Edmonds additionally contends that subjecting single-family zoning to FHA scrutiny will "overturn Euclidian zoning" and "destroy the effectiveness and purpose of single-family zoning." Brief for Petitioner 11, 25. This contention both ignores the limited scope of the issue before us and exaggerates the force of the FHA's antidiscrimination provisions. We address only whether Edmonds' family composition rule qualifies for § 3607(b)(1) exemption. Moreover, the FHA antidiscrimination provisions, when applicable, require only "reasonable" accommodations to afford persons with handicaps "equal opportunity to use and enjoy" housing. §§ 3604(f)(1)(A) and (f)(3)(B).
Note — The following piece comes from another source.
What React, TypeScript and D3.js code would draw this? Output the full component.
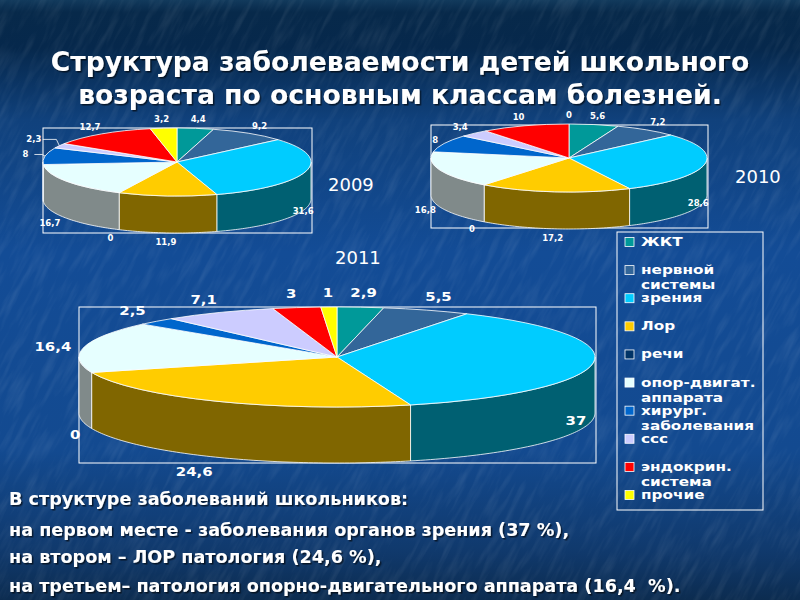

11 This curious reasoning drives the dissent. If Edmonds allowed only related persons (whatever their number) to dwell in a house in a single-family zone, then the dissent, it appears, would agree that the § 3607(b)(1) exemption is unavailable. But so long as the City introduces a specific number—any number (two will do)—the City can insulate its single-family zone entirely from FHA coverage. The exception-takes-the-rule reading the dissent advances is hardly the "generous construction" warranted for antidiscrimination prescriptions. See Trafficante v. Metropolitan Life Ins. Co., 409 U. S. 205, 212 (1972).